Vous ne l'aurez sans doute pas noté mais on a totalement oublié, en 2013, dans le cadre des festivités de notre belle République, de fêter les trente ans de notre Cour de justice de la République. L'affaire Tapie est pourtant une belle occasion de rappeler quelques souvenirs !
Cette Cour de justice de la République (CJR) est une juridiction française qui a pour compétence exclusive pour juger les infractions commises par les membres du gouvernement pendant l’exercice de leurs fonctions.
Ouvrez le ban ! Le statut de la Cour de justice de la République et ses attributions ont été fixés par la Constitution en 1993 ; notre CJR comprend quinze juges dans sa formation de jugement : douze parlementaires ( six députés et six sénateurs, on a les moyens !) et trois magistrats du siège de la Cour de cassation, dont l’un est président de la Cour. En somme, tout est étudié, dès le départ, pour qu'on reste "entre soi".

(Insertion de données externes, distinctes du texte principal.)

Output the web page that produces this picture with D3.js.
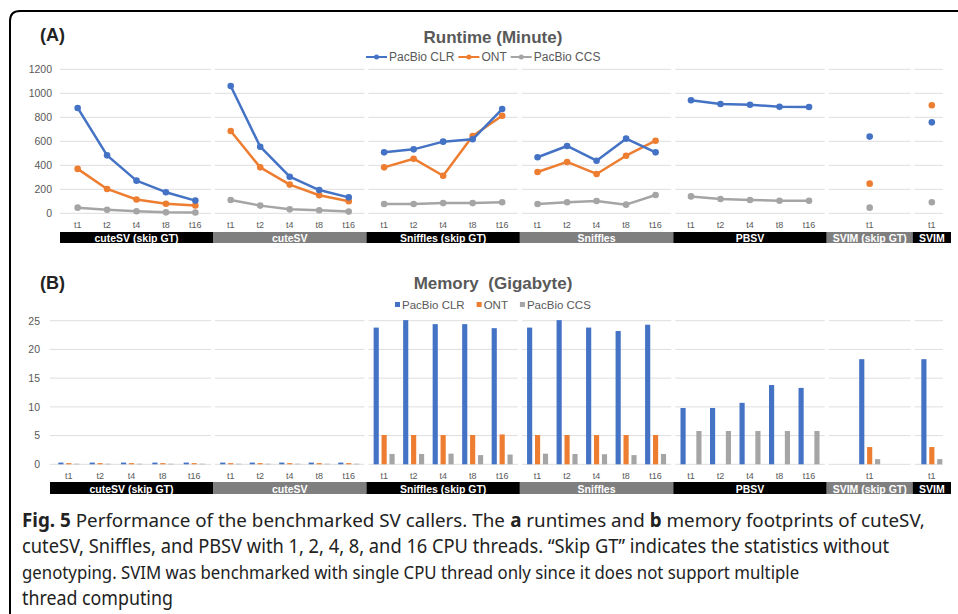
<!DOCTYPE html>
<html>
<head>
<meta charset="UTF-8">
<script src="https://cdn.jsdelivr.net/npm/d3@7"></script>
<style>
  body { margin: 0; background: #fff; }
  svg text { font-family: "Liberation Sans", Arial, sans-serif; }
  .caption text { font-family: "Noto Sans", sans-serif; fill: #222; }
</style>
</head>
<body>
<svg id="chart" width="958" height="614"></svg>
<script>
// categories
var groups = ["cuteSV (skip GT)", "cuteSV", "Sniffles (skip GT)", "Sniffles", "PBSV", "SVIM (skip GT)", "SVIM"];
var threads = [
  ["t1", "t2", "t4", "t8", "t16"],
  ["t1", "t2", "t4", "t8", "t16"],
  ["t1", "t2", "t4", "t8", "t16"],
  ["t1", "t2", "t4", "t8", "t16"],
  ["t1", "t2", "t4", "t8", "t16"],
  ["t1"],
  ["t1"]
];
var seriesNames = ["PacBio CLR", "ONT", "PacBio CCS"];

// runtime in minutes (null = not run)
var runtimeCLR = [[878, 483, 272, 176, 106], [1061, 555, 305, 194, 133], [508, 533, 597, 617, 869], [467, 561, 438, 622, 508], [942, 911, 905, 888, 886], [639], [758]];
var runtimeONT = [[370, 203, 115, 79, 65], [686, 383, 239, 150, 100], [383, 455, 313, 644, 813], [344, 428, 328, 480, 605], [null, null, null, null, null], [247], [900]];
var runtimeCCS = [[47, 30, 17, 8, 7], [111, 64, 33, 25, 14], [78, 78, 85, 85, 92], [78, 92, 103, 72, 153], [141, 119, 111, 105, 105], [47], [92]];

// memory in gigabytes
var memoryCLR = [[0.3, 0.3, 0.3, 0.3, 0.3], [0.3, 0.3, 0.3, 0.3, 0.3], [23.8, 25.1, 24.4, 24.4, 23.7], [23.8, 25.1, 23.8, 23.2, 24.3], [9.8, 9.8, 10.7, 13.8, 13.3], [18.3], [18.3]];
var memoryONT = [[0.2, 0.2, 0.2, 0.2, 0.2], [0.2, 0.2, 0.2, 0.2, 0.2], [5.1, 5.1, 5.1, 5.1, 5.2], [5.1, 5.1, 5.1, 5.1, 5.1], [null, null, null, null, null], [3.0], [3.0]];
var memoryCCS = [[0.1, 0.1, 0.1, 0.1, 0.1], [0.1, 0.1, 0.1, 0.1, 0.1], [1.8, 1.8, 1.85, 1.6, 1.7], [1.85, 1.8, 1.75, 1.6, 1.8], [5.8, 5.8, 5.8, 5.8, 5.8], [0.9], [0.9]];

var runtimeTicks = [0, 200, 400, 600, 800, 1000, 1200];
var memoryTicks = [0, 5, 10, 15, 20, 25];

var colors = {"PacBio CLR": "#4472C4", "ONT": "#ED7D31", "PacBio CCS": "#A5A5A5"};
var groupWeights = [5, 5, 5, 5, 5, 2.8, 1.25];
var groupFill = ["#000", "#7f7f7f", "#000", "#7f7f7f", "#000", "#7f7f7f", "#000"];

var svg = d3.select("#chart");

// outer frame with rounded top-left corner
svg.append("path")
  .attr("d", "M10,620 L10,21 Q10,11 20,11 L960,11")
  .attr("fill", "none").attr("stroke", "#000").attr("stroke-width", 2);

// edges of each group, the first group starts where the y axis ends
function groupEdges(left) {
  var rest = groupWeights.slice(1);
  var x = d3.scaleLinear().domain([0, d3.sum(rest)]).range([213, 951]);
  var edges = [left, 213], acc = 0;
  rest.forEach(function(w) { acc += w; edges.push(x(acc)); });
  return edges;
}

function pointScales(edges) {
  return groups.map(function(g, i) {
    return d3.scalePoint().domain(threads[i]).range([edges[i], edges[i + 1]]).padding(0.6);
  });
}

function drawFrame(opt) {
  var g = svg.append("g");
  var edges = opt.edges;

  // gridlines per group
  groups.forEach(function(name, i) {
    g.selectAll(null).data(opt.ticks).enter().append("line")
      .attr("x1", edges[i] + (i ? 2 : 0)).attr("x2", edges[i + 1] - (i === groups.length - 1 ? 8 : 2))
      .attr("y1", function(d) { return opt.y(d); }).attr("y2", function(d) { return opt.y(d); })
      .attr("stroke", "#dedede").attr("stroke-width", 1);
  });

  // y axis labels
  var ax = g.append("g")
    .attr("transform", "translate(" + opt.axisX + ",0)")
    .call(d3.axisLeft(opt.y).tickValues(opt.ticks).tickFormat(d3.format("d")).tickSize(0).tickPadding(3));
  ax.select(".domain").remove();
  ax.selectAll("text").attr("font-size", 10.5).attr("fill", "#595959")
    .attr("font-family", "Liberation Sans, Arial, sans-serif");

  // thread labels
  groups.forEach(function(name, i) {
    g.selectAll(null).data(threads[i]).enter().append("text")
      .attr("x", function(t) { return opt.px[i](t); })
      .attr("y", opt.tickY)
      .attr("text-anchor", "middle").attr("dominant-baseline", "central")
      .attr("font-size", 9).attr("fill", "#595959")
      .text(function(t) { return t; });
  });

  // group label bars
  groups.forEach(function(name, i) {
    g.append("rect")
      .attr("x", edges[i]).attr("y", opt.barY)
      .attr("width", edges[i + 1] - edges[i]).attr("height", opt.barH)
      .attr("fill", groupFill[i]);
    g.append("text")
      .attr("x", (edges[i] + edges[i + 1]) / 2).attr("y", opt.barY + opt.barH / 2 + 0.5)
      .attr("text-anchor", "middle").attr("dominant-baseline", "central")
      .attr("font-size", 10.5).attr("font-weight", "bold").attr("fill", "#fff")
      .text(name);
  });

  // titles
  svg.append("text").attr("x", 40).attr("y", opt.labelY)
    .attr("font-size", 18).attr("font-weight", "bold").attr("fill", "#222")
    .text(opt.label);
  svg.append("text").attr("x", 493).attr("y", opt.titleY)
    .attr("text-anchor", "middle").attr("font-size", 17).attr("font-weight", "bold")
    .attr("fill", "#595959").style("white-space", "pre")
    .text(opt.title);
}

// ---- (A) runtime ----
var yTop = d3.scaleLinear().domain([0, 1200]).range([213.3, 69.3]);
var edgesTop = groupEdges(60);
var pxTop = pointScales(edgesTop);

drawFrame({edges: edgesTop, px: pxTop, y: yTop, ticks: runtimeTicks, axisX: 55,
  tickY: 225, barY: 232, barH: 11, label: "(A)", labelY: 41,
  title: "Runtime (Minute)", titleY: 43});

var runtime = [runtimeCLR, runtimeONT, runtimeCCS];
var lineGen = d3.line().x(function(d) { return d.x; }).y(function(d) { return d.y; });

[2, 1, 0].forEach(function(s) {
  var col = colors[seriesNames[s]];
  groups.forEach(function(name, i) {
    var pts = threads[i].map(function(t, k) {
      return {t: t, v: runtime[s][i][k]};
    }).filter(function(d) { return d.v != null; })
      .map(function(d) { return {x: pxTop[i](d.t), y: yTop(d.v)}; });
    if (pts.length > 1) {
      svg.append("path").datum(pts).attr("d", lineGen)
        .attr("fill", "none").attr("stroke", col).attr("stroke-width", 2.5)
        .attr("stroke-linejoin", "round");
    }
    svg.selectAll(null).data(pts).enter().append("circle")
      .attr("cx", function(d) { return d.x; }).attr("cy", function(d) { return d.y; })
      .attr("r", 3.3).attr("fill", col);
  });
});

// legend (A)
var legA = svg.append("g").attr("transform", "translate(366,57)");
var lx = 0;
seriesNames.forEach(function(n) {
  var it = legA.append("g").attr("transform", "translate(" + lx + ",0)");
  it.append("line").attr("x1", 0).attr("x2", 21).attr("stroke", colors[n]).attr("stroke-width", 2);
  it.append("circle").attr("cx", 10.5).attr("r", 2.5).attr("fill", colors[n]);
  var t = it.append("text").attr("x", 23).attr("dominant-baseline", "central")
    .attr("font-size", 12).attr("fill", "#595959").text(n);
  lx += 23 + t.node().getComputedTextLength() + 4;
});

// ---- (B) memory ----
var yBot = d3.scaleLinear().domain([0, 25]).range([464.3, 320.7]);
var edgesBot = groupEdges(50);
var pxBot = pointScales(edgesBot);

drawFrame({edges: edgesBot, px: pxBot, y: yBot, ticks: memoryTicks, axisX: 43,
  tickY: 476, barY: 482, barH: 12, label: "(B)", labelY: 289,
  title: "Memory  (Gigabyte)", titleY: 289});

var memory = [memoryCLR, memoryONT, memoryCCS];
var inner = d3.scaleBand().domain(seriesNames).range([-10.5, 10.5]).paddingInner(0.35);

seriesNames.forEach(function(n, s) {
  groups.forEach(function(name, i) {
    var bars = threads[i].map(function(t, k) { return {t: t, v: memory[s][i][k]}; })
      .filter(function(d) { return d.v != null; });
    svg.selectAll(null).data(bars).enter().append("rect")
      .attr("x", function(d) { return pxBot[i](d.t) + inner(n); })
      .attr("width", inner.bandwidth())
      .attr("y", function(d) { return yBot(d.v); })
      .attr("height", function(d) { return yBot(0) - yBot(d.v); })
      .attr("fill", colors[n]);
  });
});

// legend (B)
var legB = svg.append("g").attr("transform", "translate(395,304.5)");
lx = 0;
seriesNames.forEach(function(n) {
  var it = legB.append("g").attr("transform", "translate(" + lx + ",0)");
  it.append("rect").attr("x", 0).attr("y", -2.5).attr("width", 5).attr("height", 5).attr("fill", colors[n]);
  var t = it.append("text").attr("x", 7).attr("dominant-baseline", "central")
    .attr("font-size", 11.5).attr("fill", "#595959").text(n);
  lx += 7 + t.node().getComputedTextLength() + 12;
});

// ---- caption ----
// each line is squeezed horizontally to the width it has in the figure
var caption = [
  {len: 903, parts: [["Fig. 5", true], [" Performance of the benchmarked SV callers. The ", false], ["a", true], [" runtimes and ", false], ["b", true], [" memory footprints of cuteSV,", false]]},
  {len: 868, parts: [["cuteSV, Sniffles, and PBSV with 1, 2, 4, 8, and 16 CPU threads. \u201cSkip GT\u201d indicates the statistics without", false]]},
  {len: 778, parts: [["genotyping. SVIM was benchmarked with single CPU thread only since it does not support multiple", false]]},
  {len: 151, parts: [["thread computing", false]]}
];
var cap = svg.append("g").attr("class", "caption");
caption.forEach(function(line, i) {
  var lg = cap.append("g");
  var acc = 0;
  line.parts.forEach(function(p) {
    var t = lg.append("text").attr("x", acc).attr("y", 0)
      .attr("font-size", 19).attr("font-weight", p[1] ? "bold" : "normal")
      .style("white-space", "pre").text(p[0]);
    acc += t.node().getComputedTextLength();
  });
  lg.attr("transform", "translate(22," + (527 + i * 26) + ") scale(" + (line.len / acc) + ",1)");
});
</script>
</body>
</html>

Quoique son fonctionnement nous coûte près d'un milliard d'euros par an, la CJR ne croule pas sous les tâches. De sa création à fin 2012, la commission des requêtes a reçu 1.124 plaintes de particuliers et en a examiné 1 115, dont 1 082, soit 97%, ont fait l’objet d’un classement "sans suite". On est sans cesse dérangé pour rien à la CJR ! Depuis la création de la Cour, la commission d’instruction n'a instruit que quinze procédures, dont six ont fait l’objet d’un arrêt de renvoi ! Respectueuse des traditions de notre justice, la CJR « se hâte lentement » (en latin, langue normale en pareil cas, "festina lente") : ainsi, depuis le 29 juin 2014, une instruction est en cours, sur la fameuse affaire des frégates d'Arabie Saoudite et des sous-marins du Pakistan. On n'a pas pensé hélas en haut lieu à la rapprocher de l'affaire Tapie avec laquelle semble pourtant avoir quelques liens, certes inattendus mais peu contestables.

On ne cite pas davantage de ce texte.